Avoid two common traps. The first is spending too little and giving up before the campaign has had a chance to learn. The second is throwing a large budget at a campaign with no tracking, no management, and a weak website to land on. Both waste money for different reasons. A budget that starts sensible, gets measured honestly, and grows with proof behind it is how a Wollongong business turns Google Ads into a steady source of customers rather than a monthly expense it cannot quite explain.

Frequently asked questions

What is the minimum I should spend on Google Ads each month?

For most local businesses, around fifteen hundred dollars a month is a sensible floor. That gives Google enough clicks and data to optimise within the first month. Spending much less can starve the campaign so it never learns what works, which makes the whole effort less efficient and harder to measure.

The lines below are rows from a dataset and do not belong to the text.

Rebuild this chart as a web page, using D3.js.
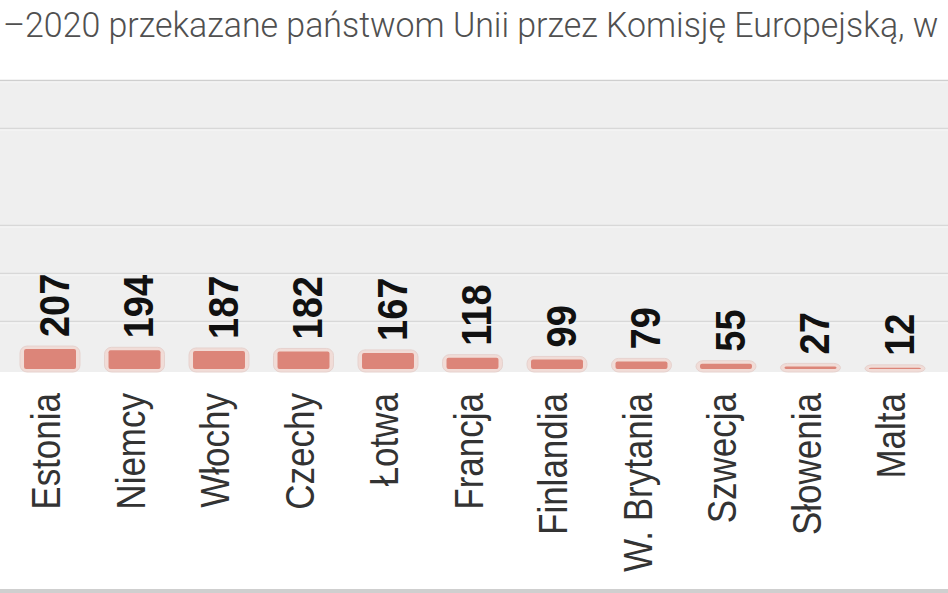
<!DOCTYPE html>
<html>
<head>
<meta charset="utf-8">
<script src="https://cdn.jsdelivr.net/npm/d3@7/dist/d3.min.js"></script>
<style>
  html, body { margin: 0; padding: 0; background: #fff; overflow: hidden; }
  svg { display: block; }
</style>
</head>
<body>
<script>
// ---- data ----
const categories = ["Estonia", "Niemcy", "Włochy", "Czechy", "Łotwa", "Francja", "Finlandia", "W. Brytania", "Szwecja", "Słowenia", "Malta"];
const values = [207, 194, 187, 182, 167, 118, 99, 79, 55, 27, 12];
const gridValues = [500, 1000, 1500, 2500, 3000];
const titleText = "–2020 przekazane państwom Unii przez Komisję Europejską, w";

// ---- layout ----
const W = 948, H = 593;
const baseY = 369, topY = 80;
const stretch = 1.14;

const svg = d3.select("body").append("svg").attr("width", W).attr("height", H);

const x = d3.scaleBand().domain(categories).range([-8.5, 953.5]).paddingInner(0.385).paddingOuter(0.385);
const y = d3.scaleLinear().domain([0, 3000]).range([baseY, topY]);

// plot background
svg.append("rect").attr("x", 0).attr("y", y(3000)).attr("width", W).attr("height", baseY + 3 - y(3000)).attr("fill", "#efefef");

// grid lines
const grid = svg.append("g");
grid.selectAll("line.g").data(gridValues).join("line")
  .attr("x1", 0).attr("x2", W)
  .attr("y1", d => Math.round(y(d)) + 0.5).attr("y2", d => Math.round(y(d)) + 0.5)
  .attr("stroke", d => d === 3000 ? "#cfcfcf" : "#d8d8d8").attr("stroke-width", 1.6);
grid.selectAll("line.h").data(gridValues).join("line")
  .attr("x1", 0).attr("x2", W)
  .attr("y1", d => Math.round(y(d)) + 2).attr("y2", d => Math.round(y(d)) + 2)
  .attr("stroke", "#f8f8f8").attr("stroke-width", 1);

// title (scaled horizontally to fit the width)
const titleG = svg.append("g");
const title = titleG.append("text")
  .attr("x", 0).attr("y", 0)
  .attr("font-family", "'Liberation Sans Narrow', 'Roboto', 'Liberation Sans', sans-serif")
  .attr("font-size", 35)
  .attr("font-weight", 300)
  .attr("fill", "#505050")
  .text(titleText);
const natW = title.node().getComputedTextLength() || 938;
titleG.attr("transform", `translate(3,37) scale(${936 / natW},1)`);

// bars: halo + fill
const bars = svg.append("g");
bars.selectAll("rect.halo").data(values).join("rect")
  .attr("x", (d, i) => x(categories[i]) - 4)
  .attr("width", x.bandwidth() + 8)
  .attr("y", d => y(d) - 3)
  .attr("height", d => baseY - y(d) + 6)
  .attr("rx", 7)
  .attr("fill", "#f1dcd7")
  .attr("stroke", "#e6d2ce").attr("stroke-width", 1);
bars.selectAll("rect.bar").data(values).join("rect")
  .attr("x", (d, i) => x(categories[i]))
  .attr("width", x.bandwidth())
  .attr("y", d => y(d))
  .attr("height", d => baseY - y(d))
  .attr("rx", 2)
  .attr("fill", "#dc8579");

// value labels
const vl = svg.append("g");
vl.selectAll("g").data(values).join("g")
  .attr("transform", (d, i) => `translate(${x(categories[i]) + x.bandwidth() / 2 + 3},${y(d) - 12}) scale(${stretch},1)`)
  .append("text")
  .attr("transform", "rotate(-90)")
  .attr("dy", "0.36em")
  .attr("text-anchor", "start")
  .attr("font-family", "'Liberation Sans', Arial, sans-serif")
  .attr("font-weight", "bold")
  .attr("font-size", 38)
  .attr("fill", "#111")
  .text(d => d);

// category labels
const cl = svg.append("g");
cl.selectAll("g").data(categories).join("g")
  .attr("transform", d => `translate(${x(d) + x.bandwidth() / 2 - 4},393) scale(${stretch},1)`)
  .append("text")
  .attr("transform", "rotate(-90)")
  .attr("dy", "0.36em")
  .attr("text-anchor", "end")
  .attr("font-family", "'Liberation Sans', Arial, sans-serif")
  .attr("font-size", 35)
  .attr("fill", "#333")
  .text(d => d);

// bottom border
svg.append("rect").attr("x", 0).attr("y", 589).attr("width", W).attr("height", 4).attr("fill", "#cfcfcf");
</script>
</body>
</html>
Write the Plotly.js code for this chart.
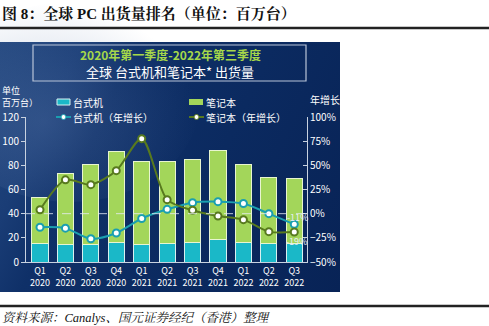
<!DOCTYPE html>
<html><head><meta charset="utf-8">
<script src="https://cdn.plot.ly/plotly-3.0.1.min.js"></script>
<style>
html,body{margin:0;padding:0;background:#fff;}
#wrap{position:relative;width:489px;height:326px;overflow:hidden;}
#panel{position:absolute;left:0;top:42px;width:340px;height:250px;
background:linear-gradient(115deg,#24487f 0%,#1a3d76 18%,#0f3068 30%,#0b2a60 60%,#082356 100%);}
#swoosh{position:absolute;left:-60px;top:-40px;width:260px;height:200px;border-radius:50%;
background:radial-gradient(ellipse at 40% 60%,rgba(90,120,170,0.35),rgba(90,120,170,0) 70%);}
#chart{position:absolute;left:0;top:0;width:489px;height:326px;}
</style></head>
<body><div id="wrap"><div id="panel"><div id="swoosh"></div></div><div id="chart"></div></div>
<script>
const categories = ["Q1<br>2020","Q2<br>2020","Q3<br>2020","Q4<br>2020","Q1<br>2021","Q2<br>2021","Q3<br>2021","Q4<br>2021","Q1<br>2022","Q2<br>2022","Q3<br>2022"];
const desktop = [15.0,14.5,14.5,16.0,14.5,15.0,16.4,18.3,16.2,15.3,15.3];
const notebook = [38.6,58.8,65.8,75.4,68.3,68.3,68.6,74.2,64.1,55.0,53.9];
const desktopGrowth = [-14,-15,-26,-20,-5,4.5,11.4,12.4,10.5,0,-11];
const notebookGrowth = [4,35,30,44.5,77.6,14.5,3.5,-2.4,-6.2,-18.6,-19];

const teal = '#1ab8c8', green = '#a3d65a', gLine = '#587a1e', tLine = '#1a9fb0';
const idx = categories.map((c,i)=>i);
const traces = [
 {type:'bar', x:idx, y:desktop, name:'台式机', marker:{color:teal, line:{color:'#d8f0f0',width:1}}, width:0.63, showlegend:false},
 {type:'bar', x:idx, y:notebook, name:'笔记本', marker:{color:green, line:{color:'#e8f5d0',width:1}}, width:0.63, showlegend:false},
 {type:'scatter', mode:'lines+markers', x:idx, y:desktopGrowth, yaxis:'y2', line:{color:tLine,width:2,shape:'spline',smoothing:0.8},
  marker:{size:7,color:'#ffffff',line:{color:tLine,width:2}}, showlegend:false},
 {type:'scatter', mode:'lines+markers', x:idx, y:notebookGrowth, yaxis:'y2', line:{color:gLine,width:2,shape:'spline',smoothing:0.8},
  marker:{size:7,color:'#ffffff',line:{color:gLine,width:2}}, showlegend:false}
];
const wf = {family:'Noto Sans CJK SC, sans-serif', color:'#ffffff', size:10};
const wf9 = {family:'Noto Sans CJK SC, sans-serif', color:'#ffffff', size:9};
const serif = 'Liberation Serif, Noto Serif CJK SC, Noto Sans CJK SC, serif';
const last = categories.length-1;
const px = v => (v-26)/281, py = v => (262-v)/145;
const layout = {
 width:489, height:326, margin:{l:26,r:182,t:117,b:64},
 paper_bgcolor:'rgba(0,0,0,0)', plot_bgcolor:'rgba(0,0,0,0)',
 barmode:'stack', showlegend:false,
 xaxis:{range:[-0.55,10.5], tickvals:idx, ticktext:categories, showgrid:false, zeroline:false,
   showline:true, linecolor:'#c8d2e0', linewidth:1, ticks:'', tickfont:wf9, fixedrange:true},
 yaxis:{range:[0,120], dtick:20, showgrid:false, zeroline:false, showline:true, linecolor:'#c8d2e0',
   ticks:'outside', ticklen:4, tickcolor:'#c8d2e0', tickfont:wf},
 yaxis2:{range:[-50,100], dtick:25, overlaying:'y', side:'right', showgrid:false, zeroline:false,
   showline:true, linecolor:'#c8d2e0', ticks:'inside', ticklen:4, tickcolor:'#c8d2e0',
   ticksuffix:'%', tickfont:wf},
 shapes:[
  {type:'line', xref:'paper', yref:'y', x0:0, x1:1, y0:40, y1:40, line:{color:'rgba(230,235,245,0.8)',width:1,dash:'dash'}},
  {type:'rect', xref:'paper', yref:'paper', x0:px(33), x1:px(306), y0:py(81), y1:py(45), line:{color:'#b8c4d8',width:1.2}},
  {type:'line', xref:'paper', yref:'paper', x0:px(0), x1:px(489), y0:py(28), y1:py(28), line:{color:'#222',width:2.5}},
  {type:'line', xref:'paper', yref:'paper', x0:px(0), x1:px(489), y0:py(306), y1:py(306), line:{color:'#222',width:2.5}},
  {type:'rect', xref:'paper', yref:'paper', x0:px(57), x1:px(70), y0:py(105), y1:py(99), fillcolor:teal, line:{color:'#d8f0f0',width:1}},
  {type:'rect', xref:'paper', yref:'paper', x0:px(189), x1:px(203), y0:py(105), y1:py(99), fillcolor:green, line:{width:0}},
  {type:'line', xref:'paper', yref:'paper', x0:px(56), x1:px(71), y0:py(117), y1:py(117), line:{color:tLine,width:2}},
  {type:'line', xref:'paper', yref:'paper', x0:px(189), x1:px(204), y0:py(117), y1:py(117), line:{color:gLine,width:2}},
  {type:'circle', xref:'paper', yref:'paper', x0:px(61), x1:px(66), y0:py(119.5), y1:py(114.5), fillcolor:'#fff', line:{color:tLine,width:1}},
  {type:'circle', xref:'paper', yref:'paper', x0:px(194), x1:px(199), y0:py(119.5), y1:py(114.5), fillcolor:'#fff', line:{color:gLine,width:1}}
 ],
 annotations:[
  {xref:'paper', yref:'paper', x:px(0), y:py(14), xanchor:'left', yanchor:'middle', showarrow:false,
   text:'<b>图 8：全球 PC 出货量排名（单位：百万台）</b>', font:{family:serif, size:15, color:'#111'}},
  {xref:'paper', yref:'paper', x:px(0), y:py(318), xanchor:'left', yanchor:'middle', showarrow:false,
   text:'<i>资料来源：Canalys、国元证券经纪（香港）整理</i>', font:{family:serif, size:12.5, color:'#111'}},
  {xref:'paper', yref:'paper', x:px(170), y:py(54), xanchor:'center', yanchor:'middle', showarrow:false,
   text:'<b>2020年第一季度-2022年第三季度</b>', font:{family:'Noto Sans CJK SC, sans-serif', size:12, color:'#a6d84a'}},
  {xref:'paper', yref:'paper', x:px(170), y:py(71), xanchor:'center', yanchor:'middle', showarrow:false,
   text:'全球 台式机和笔记本* 出货量', font:{family:'Noto Sans CJK SC, sans-serif', size:13, color:'#ffffff'}},
  {xref:'paper', yref:'paper', x:px(0), y:py(90), xanchor:'left', yanchor:'middle', showarrow:false,
   text:'单位', font:wf9},
  {xref:'paper', yref:'paper', x:px(0), y:py(102), xanchor:'left', yanchor:'middle', showarrow:false,
   text:'百万台）', font:wf9},
  {xref:'paper', yref:'paper', x:px(308), y:py(99), xanchor:'left', yanchor:'middle', showarrow:false,
   text:'年增长', font:wf},
  {xref:'paper', yref:'paper', x:px(71), y:py(102), xanchor:'left', yanchor:'middle', showarrow:false,
   text:'台式机', font:wf},
  {xref:'paper', yref:'paper', x:px(204), y:py(102), xanchor:'left', yanchor:'middle', showarrow:false,
   text:'笔记本', font:wf},
  {xref:'paper', yref:'paper', x:px(71), y:py(117), xanchor:'left', yanchor:'middle', showarrow:false,
   text:'台式机（年增长）', font:wf},
  {xref:'paper', yref:'paper', x:px(204), y:py(117), xanchor:'left', yanchor:'middle', showarrow:false,
   text:'笔记本（年增长）', font:wf},
  {x:last, y:desktopGrowth[last], yref:'y2', xanchor:'center', yanchor:'middle', xshift:3, yshift:7, showarrow:false,
   text:desktopGrowth[last]+'%', font:{family:'Noto Sans CJK SC, sans-serif', size:9, color:'#e8eef8'}},
  {x:last, y:notebookGrowth[last], yref:'y2', xanchor:'center', yanchor:'middle', xshift:2, yshift:-9, showarrow:false,
   text:notebookGrowth[last]+'%', font:{family:'Noto Sans CJK SC, sans-serif', size:9, color:'#e8eef8'}}
 ]
};
Plotly.newPlot('chart', traces, layout, {displayModeBar:false, staticPlot:true});
</script></body></html>
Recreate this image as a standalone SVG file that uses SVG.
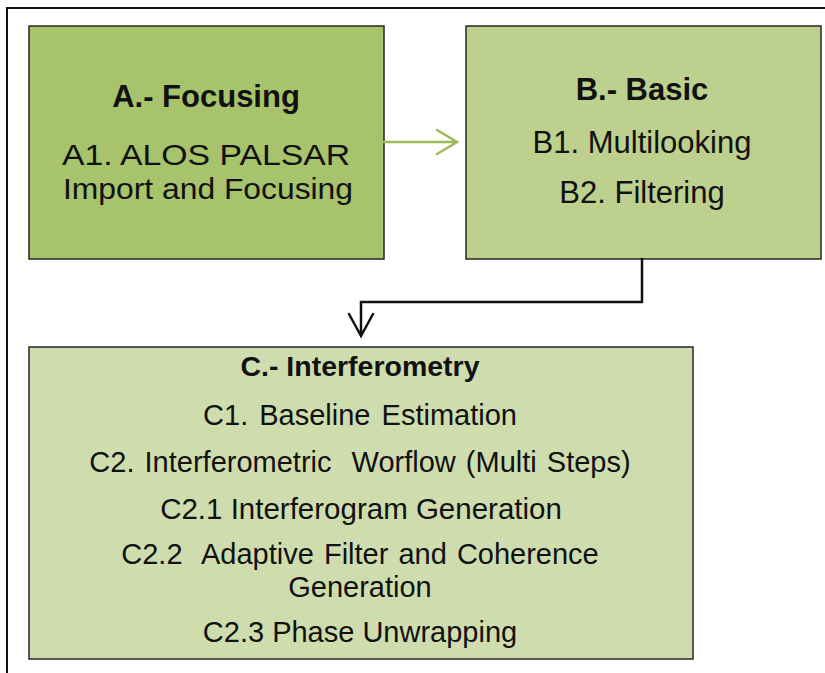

Does a bigger budget guarantee better results?

No. A bigger budget only helps once the campaign is proven. Money poured into poor targeting, weak ads, or a slow website still gets wasted. It is far better to start smaller, measure your return on ad spend, fix what is not working, and then scale the parts that clearly bring revenue.

How long before Google Ads starts paying off?

Most campaigns need sixty to ninety days of proper management before they settle and the data becomes reliable. You can get leads in the first week, but the early period is about learning and adjusting. The campaigns that win are the ones that get refined over time rather than set and forgotten.